:: Exercise inputs
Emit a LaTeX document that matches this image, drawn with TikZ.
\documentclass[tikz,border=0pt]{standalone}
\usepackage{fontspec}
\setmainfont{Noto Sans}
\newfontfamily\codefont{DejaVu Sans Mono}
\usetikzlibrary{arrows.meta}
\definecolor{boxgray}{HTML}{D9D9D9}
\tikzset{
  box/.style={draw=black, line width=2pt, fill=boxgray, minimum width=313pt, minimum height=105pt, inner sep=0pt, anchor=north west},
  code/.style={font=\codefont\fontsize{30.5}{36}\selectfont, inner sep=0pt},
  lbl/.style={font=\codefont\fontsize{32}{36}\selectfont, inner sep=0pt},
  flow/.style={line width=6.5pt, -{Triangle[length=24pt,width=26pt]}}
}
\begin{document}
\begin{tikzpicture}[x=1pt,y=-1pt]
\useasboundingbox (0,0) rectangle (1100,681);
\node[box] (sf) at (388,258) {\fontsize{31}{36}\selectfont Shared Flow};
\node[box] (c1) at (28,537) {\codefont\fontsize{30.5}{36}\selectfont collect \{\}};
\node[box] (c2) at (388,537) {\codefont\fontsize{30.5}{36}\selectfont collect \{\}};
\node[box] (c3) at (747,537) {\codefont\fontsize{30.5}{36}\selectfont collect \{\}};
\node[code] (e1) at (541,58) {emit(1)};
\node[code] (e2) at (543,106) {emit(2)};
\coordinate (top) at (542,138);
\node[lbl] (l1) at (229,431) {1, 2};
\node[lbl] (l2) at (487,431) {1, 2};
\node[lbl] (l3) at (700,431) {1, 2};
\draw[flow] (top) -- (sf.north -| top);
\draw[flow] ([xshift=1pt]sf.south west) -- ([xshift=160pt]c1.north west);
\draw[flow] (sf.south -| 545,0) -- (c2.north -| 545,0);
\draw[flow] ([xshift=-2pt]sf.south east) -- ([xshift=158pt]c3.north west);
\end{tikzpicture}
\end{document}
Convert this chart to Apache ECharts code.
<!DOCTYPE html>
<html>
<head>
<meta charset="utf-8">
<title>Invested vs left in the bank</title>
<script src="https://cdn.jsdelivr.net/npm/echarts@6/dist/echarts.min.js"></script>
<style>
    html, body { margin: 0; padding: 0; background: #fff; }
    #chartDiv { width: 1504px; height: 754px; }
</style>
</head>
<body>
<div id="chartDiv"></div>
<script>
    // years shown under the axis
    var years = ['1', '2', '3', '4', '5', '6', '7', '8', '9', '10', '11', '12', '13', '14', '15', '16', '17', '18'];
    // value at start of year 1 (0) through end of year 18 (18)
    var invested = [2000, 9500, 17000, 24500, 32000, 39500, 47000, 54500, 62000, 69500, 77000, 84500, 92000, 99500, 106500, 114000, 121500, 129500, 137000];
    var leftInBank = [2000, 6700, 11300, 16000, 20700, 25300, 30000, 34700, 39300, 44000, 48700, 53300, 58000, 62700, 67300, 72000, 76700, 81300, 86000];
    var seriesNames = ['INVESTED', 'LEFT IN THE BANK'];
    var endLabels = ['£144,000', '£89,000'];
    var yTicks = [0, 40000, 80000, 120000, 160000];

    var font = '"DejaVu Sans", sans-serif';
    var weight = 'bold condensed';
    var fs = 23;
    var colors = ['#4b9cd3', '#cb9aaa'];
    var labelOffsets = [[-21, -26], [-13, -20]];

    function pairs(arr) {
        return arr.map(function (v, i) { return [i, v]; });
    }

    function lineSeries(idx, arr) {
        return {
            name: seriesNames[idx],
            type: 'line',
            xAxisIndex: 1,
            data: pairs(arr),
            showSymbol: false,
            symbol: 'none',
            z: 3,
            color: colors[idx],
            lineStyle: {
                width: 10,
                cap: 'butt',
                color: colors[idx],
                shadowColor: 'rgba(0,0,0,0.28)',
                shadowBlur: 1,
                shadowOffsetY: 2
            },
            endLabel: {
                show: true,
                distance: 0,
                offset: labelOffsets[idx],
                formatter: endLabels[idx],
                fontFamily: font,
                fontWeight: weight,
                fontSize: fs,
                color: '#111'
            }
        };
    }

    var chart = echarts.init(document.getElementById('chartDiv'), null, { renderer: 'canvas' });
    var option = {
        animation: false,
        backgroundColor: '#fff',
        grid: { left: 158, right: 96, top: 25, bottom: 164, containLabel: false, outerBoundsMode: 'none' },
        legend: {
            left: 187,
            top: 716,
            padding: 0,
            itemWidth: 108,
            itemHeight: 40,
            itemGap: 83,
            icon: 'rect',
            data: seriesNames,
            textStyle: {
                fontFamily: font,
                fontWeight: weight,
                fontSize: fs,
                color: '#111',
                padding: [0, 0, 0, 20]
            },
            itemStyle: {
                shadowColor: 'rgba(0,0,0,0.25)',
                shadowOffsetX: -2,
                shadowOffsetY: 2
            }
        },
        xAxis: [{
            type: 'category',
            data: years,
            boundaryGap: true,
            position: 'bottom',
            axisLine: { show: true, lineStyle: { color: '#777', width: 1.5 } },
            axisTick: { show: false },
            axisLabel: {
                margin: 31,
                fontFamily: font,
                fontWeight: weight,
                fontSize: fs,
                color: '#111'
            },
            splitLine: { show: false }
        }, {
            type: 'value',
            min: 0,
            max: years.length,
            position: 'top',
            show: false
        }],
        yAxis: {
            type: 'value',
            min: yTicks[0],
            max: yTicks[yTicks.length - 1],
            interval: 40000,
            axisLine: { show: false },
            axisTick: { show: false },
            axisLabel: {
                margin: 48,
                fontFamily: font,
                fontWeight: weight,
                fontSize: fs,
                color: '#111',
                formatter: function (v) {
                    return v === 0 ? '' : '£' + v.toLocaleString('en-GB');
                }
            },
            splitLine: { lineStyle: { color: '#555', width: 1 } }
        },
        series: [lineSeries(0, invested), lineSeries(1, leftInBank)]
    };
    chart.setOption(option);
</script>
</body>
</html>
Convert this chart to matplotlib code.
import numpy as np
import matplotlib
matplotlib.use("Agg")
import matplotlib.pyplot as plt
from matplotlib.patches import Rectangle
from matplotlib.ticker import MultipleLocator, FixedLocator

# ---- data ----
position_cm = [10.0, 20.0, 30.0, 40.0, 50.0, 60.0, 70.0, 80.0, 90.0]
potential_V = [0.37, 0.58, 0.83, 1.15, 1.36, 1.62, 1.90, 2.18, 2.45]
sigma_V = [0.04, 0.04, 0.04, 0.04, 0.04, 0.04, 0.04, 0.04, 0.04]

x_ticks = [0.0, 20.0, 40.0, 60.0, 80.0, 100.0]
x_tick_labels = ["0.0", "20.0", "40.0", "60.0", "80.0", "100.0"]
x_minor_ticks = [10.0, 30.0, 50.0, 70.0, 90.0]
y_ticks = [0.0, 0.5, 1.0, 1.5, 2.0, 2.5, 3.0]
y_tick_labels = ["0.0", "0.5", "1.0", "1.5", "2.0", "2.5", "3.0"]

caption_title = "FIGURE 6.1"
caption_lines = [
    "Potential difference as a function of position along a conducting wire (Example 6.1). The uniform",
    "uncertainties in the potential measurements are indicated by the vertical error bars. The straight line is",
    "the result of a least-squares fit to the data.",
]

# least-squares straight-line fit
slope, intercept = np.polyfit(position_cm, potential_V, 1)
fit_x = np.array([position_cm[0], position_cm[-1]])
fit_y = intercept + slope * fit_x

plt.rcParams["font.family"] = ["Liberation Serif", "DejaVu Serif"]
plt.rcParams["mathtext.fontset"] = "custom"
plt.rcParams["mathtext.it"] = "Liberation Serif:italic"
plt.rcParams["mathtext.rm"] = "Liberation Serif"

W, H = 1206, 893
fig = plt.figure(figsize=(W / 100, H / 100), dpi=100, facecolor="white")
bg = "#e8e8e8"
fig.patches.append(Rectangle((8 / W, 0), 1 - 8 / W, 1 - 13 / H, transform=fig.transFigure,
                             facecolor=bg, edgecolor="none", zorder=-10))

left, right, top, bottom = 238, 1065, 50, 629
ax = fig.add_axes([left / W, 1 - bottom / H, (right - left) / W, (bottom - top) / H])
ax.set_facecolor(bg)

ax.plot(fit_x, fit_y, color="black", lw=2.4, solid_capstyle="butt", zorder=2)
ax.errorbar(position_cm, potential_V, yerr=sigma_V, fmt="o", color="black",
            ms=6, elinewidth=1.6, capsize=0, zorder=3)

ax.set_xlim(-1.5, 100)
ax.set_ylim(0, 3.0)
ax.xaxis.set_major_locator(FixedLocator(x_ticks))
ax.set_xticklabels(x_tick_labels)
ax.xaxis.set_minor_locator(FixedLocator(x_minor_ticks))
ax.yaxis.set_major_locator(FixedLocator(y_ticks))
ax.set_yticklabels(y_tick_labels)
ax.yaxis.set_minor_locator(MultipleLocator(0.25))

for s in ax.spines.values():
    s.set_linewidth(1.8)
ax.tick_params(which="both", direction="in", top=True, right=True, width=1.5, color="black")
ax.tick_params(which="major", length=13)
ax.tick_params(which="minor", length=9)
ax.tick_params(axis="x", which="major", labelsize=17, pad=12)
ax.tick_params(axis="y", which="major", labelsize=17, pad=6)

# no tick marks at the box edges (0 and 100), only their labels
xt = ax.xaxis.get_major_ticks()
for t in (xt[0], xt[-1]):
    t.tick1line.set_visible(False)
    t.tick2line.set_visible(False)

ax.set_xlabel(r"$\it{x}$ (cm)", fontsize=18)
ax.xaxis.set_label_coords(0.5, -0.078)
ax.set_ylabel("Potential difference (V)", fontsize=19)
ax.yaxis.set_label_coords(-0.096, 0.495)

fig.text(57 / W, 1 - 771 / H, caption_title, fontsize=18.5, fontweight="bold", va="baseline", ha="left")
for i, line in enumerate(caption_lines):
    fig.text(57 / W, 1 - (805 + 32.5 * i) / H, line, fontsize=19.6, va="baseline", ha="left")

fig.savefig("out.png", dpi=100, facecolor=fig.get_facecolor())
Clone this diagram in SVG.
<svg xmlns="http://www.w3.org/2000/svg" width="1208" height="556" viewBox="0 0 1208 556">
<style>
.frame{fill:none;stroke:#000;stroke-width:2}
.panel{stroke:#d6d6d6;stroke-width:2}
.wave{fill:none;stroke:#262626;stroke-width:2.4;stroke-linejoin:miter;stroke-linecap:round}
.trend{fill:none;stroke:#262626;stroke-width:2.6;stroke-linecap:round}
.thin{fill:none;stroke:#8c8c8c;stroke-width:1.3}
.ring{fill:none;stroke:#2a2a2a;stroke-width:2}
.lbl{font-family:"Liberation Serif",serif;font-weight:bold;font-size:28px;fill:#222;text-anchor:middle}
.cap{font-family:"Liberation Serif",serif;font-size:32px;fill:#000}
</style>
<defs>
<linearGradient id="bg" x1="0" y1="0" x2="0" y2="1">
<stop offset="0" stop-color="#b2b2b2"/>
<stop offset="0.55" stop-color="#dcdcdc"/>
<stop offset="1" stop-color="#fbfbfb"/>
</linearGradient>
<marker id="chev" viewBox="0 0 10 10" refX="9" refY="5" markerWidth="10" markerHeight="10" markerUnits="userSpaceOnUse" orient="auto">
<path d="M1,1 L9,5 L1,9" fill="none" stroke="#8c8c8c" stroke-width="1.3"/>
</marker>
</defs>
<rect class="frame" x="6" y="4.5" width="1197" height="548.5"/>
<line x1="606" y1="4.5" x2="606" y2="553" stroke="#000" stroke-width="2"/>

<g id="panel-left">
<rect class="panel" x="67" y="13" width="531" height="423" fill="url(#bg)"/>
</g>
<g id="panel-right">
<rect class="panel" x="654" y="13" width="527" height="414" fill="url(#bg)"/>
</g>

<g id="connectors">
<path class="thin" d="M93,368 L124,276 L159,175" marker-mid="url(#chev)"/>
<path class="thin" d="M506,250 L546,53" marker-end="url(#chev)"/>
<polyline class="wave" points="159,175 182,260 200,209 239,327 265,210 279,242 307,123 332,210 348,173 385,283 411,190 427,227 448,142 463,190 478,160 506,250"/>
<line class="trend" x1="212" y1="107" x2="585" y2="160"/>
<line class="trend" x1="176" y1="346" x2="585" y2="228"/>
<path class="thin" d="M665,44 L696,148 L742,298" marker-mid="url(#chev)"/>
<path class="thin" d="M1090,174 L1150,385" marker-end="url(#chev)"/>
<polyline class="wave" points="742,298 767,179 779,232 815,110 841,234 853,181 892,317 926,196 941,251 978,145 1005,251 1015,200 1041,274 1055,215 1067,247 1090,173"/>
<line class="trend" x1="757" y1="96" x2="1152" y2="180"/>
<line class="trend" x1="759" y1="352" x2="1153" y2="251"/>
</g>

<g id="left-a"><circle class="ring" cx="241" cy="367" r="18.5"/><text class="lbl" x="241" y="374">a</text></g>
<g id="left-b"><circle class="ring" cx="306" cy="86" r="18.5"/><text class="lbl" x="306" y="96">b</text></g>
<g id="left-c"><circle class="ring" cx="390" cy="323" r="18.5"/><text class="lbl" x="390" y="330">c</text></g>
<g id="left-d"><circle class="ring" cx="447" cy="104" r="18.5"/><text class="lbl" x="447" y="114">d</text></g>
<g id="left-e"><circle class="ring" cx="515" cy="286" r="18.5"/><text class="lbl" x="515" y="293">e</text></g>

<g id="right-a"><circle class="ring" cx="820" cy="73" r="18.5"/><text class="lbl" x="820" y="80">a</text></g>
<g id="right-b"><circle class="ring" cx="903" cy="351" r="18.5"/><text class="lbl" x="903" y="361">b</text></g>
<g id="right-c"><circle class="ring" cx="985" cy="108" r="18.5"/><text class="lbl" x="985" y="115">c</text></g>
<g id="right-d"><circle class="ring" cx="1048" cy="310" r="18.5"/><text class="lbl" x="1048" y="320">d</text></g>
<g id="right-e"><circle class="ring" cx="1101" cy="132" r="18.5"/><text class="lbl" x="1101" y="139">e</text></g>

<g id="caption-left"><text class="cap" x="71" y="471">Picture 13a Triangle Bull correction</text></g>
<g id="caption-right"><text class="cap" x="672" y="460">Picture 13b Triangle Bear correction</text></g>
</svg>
::::
▶ Problem: From the line that contains "Convert this chart to matplotlib code." through the line that contains "from matplotlib.ticker import", reproduce every line exactly, both end lines included.

▶ Result for this exercise:
Convert this chart to matplotlib code.
import numpy as np
import matplotlib
matplotlib.use("Agg")
import matplotlib.pyplot as plt
from matplotlib.patches import Rectangle
from matplotlib.ticker import MultipleLocator, FixedLocator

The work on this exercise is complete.